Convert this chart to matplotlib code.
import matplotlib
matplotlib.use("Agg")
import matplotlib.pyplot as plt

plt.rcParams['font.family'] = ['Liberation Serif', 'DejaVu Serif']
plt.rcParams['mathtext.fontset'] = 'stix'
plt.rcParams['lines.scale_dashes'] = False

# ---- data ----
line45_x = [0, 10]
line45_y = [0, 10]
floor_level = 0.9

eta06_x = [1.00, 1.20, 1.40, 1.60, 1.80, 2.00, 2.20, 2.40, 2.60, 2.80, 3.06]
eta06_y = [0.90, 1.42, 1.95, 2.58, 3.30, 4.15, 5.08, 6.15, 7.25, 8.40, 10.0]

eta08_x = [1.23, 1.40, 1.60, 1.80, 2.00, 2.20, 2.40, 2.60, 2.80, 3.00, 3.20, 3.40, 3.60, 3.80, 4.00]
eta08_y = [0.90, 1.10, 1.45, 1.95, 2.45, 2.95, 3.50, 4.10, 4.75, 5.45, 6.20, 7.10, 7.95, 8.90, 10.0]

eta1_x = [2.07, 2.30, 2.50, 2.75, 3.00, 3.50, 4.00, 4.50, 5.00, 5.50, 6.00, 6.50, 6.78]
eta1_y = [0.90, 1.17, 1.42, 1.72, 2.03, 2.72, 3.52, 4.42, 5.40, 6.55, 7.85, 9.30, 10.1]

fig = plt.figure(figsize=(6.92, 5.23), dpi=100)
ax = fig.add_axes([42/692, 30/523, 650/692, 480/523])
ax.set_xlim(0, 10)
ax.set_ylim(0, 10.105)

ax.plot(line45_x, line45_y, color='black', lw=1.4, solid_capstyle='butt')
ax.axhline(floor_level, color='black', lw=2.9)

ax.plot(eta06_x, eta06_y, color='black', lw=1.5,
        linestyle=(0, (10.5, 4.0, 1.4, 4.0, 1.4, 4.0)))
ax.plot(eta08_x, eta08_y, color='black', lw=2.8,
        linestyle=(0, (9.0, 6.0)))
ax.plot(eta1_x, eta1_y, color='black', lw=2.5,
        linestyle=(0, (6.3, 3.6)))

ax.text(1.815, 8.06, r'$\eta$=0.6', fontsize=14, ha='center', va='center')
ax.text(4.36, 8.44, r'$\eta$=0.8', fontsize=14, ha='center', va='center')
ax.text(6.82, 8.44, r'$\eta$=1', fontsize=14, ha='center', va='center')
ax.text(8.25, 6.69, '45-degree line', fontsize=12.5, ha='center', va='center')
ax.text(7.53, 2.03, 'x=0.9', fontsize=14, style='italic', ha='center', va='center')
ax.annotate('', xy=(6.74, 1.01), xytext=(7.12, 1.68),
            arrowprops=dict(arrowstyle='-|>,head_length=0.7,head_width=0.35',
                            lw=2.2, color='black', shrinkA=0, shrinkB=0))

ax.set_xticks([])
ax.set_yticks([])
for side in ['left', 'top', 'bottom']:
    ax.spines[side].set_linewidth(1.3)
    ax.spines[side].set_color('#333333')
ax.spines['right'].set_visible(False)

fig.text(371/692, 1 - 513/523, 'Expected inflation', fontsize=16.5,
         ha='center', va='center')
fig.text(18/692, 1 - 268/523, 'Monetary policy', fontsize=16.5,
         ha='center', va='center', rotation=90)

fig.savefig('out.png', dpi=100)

◆ **Aim**
Take the lines above from the first through the one containing "plt.rcParams['lines.scale_dashes'] = False" and reproduce them exactly; include nothing else.

◆ **Output below**
Convert this chart to matplotlib code.
import matplotlib
matplotlib.use("Agg")
import matplotlib.pyplot as plt

plt.rcParams['font.family'] = ['Liberation Serif', 'DejaVu Serif']
plt.rcParams['mathtext.fontset'] = 'stix'
plt.rcParams['lines.scale_dashes'] = False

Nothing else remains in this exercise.